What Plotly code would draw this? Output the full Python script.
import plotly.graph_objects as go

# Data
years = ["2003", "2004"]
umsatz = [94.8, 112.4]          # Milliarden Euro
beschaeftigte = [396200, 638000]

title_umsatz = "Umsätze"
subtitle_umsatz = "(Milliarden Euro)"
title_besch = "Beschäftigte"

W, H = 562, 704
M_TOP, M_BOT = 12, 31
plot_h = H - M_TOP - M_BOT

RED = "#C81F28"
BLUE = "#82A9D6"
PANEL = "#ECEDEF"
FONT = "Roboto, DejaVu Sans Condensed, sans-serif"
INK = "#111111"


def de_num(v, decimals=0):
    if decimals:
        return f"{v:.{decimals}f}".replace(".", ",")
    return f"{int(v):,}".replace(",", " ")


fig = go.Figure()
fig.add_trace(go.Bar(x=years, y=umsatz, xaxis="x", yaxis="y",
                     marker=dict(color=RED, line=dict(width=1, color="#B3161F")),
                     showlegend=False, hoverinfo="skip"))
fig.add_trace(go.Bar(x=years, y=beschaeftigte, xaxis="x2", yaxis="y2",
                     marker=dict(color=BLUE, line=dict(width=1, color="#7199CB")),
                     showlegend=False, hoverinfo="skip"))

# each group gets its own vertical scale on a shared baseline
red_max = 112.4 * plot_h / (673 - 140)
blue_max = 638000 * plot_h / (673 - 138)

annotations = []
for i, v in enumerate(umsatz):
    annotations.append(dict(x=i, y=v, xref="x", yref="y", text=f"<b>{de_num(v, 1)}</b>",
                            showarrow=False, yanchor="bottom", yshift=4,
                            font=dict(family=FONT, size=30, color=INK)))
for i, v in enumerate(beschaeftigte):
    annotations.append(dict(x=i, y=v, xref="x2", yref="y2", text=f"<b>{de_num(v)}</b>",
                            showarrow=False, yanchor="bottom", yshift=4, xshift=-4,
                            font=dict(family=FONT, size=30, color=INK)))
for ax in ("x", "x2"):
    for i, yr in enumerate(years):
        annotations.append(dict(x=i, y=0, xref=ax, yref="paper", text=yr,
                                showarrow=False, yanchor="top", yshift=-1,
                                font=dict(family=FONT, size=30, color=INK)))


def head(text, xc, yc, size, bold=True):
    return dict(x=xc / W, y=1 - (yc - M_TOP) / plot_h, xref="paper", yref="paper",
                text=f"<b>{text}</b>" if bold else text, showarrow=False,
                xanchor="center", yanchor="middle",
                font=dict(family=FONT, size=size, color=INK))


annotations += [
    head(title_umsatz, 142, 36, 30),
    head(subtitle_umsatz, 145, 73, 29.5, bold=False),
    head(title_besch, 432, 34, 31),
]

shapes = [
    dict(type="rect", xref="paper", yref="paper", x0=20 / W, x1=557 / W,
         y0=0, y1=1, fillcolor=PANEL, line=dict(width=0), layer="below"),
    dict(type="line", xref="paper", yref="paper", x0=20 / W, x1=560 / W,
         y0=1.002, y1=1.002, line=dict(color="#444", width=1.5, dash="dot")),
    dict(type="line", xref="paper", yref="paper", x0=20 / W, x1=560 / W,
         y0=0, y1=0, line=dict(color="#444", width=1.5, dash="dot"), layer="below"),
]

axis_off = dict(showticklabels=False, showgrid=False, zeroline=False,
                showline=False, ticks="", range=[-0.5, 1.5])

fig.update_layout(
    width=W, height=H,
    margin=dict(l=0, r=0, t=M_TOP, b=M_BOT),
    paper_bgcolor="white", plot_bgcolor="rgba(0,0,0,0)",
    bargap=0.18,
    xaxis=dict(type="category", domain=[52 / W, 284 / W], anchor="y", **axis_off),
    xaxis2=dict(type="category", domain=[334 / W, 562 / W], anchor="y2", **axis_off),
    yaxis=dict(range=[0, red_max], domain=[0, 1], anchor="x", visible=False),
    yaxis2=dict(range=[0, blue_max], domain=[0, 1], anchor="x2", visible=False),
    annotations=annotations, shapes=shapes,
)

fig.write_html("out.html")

+-------+

● Written instruction
Quote exactly the stretch of lines above that starts at the first one and ends at the line with "plot_h = H - M_TOP - M_BOT", and nothing beyond it.

● Reply
What Plotly code would draw this? Output the full Python script.
import plotly.graph_objects as go

# Data
years = ["2003", "2004"]
umsatz = [94.8, 112.4]          # Milliarden Euro
beschaeftigte = [396200, 638000]

title_umsatz = "Umsätze"
subtitle_umsatz = "(Milliarden Euro)"
title_besch = "Beschäftigte"

W, H = 562, 704
M_TOP, M_BOT = 12, 31
plot_h = H - M_TOP - M_BOT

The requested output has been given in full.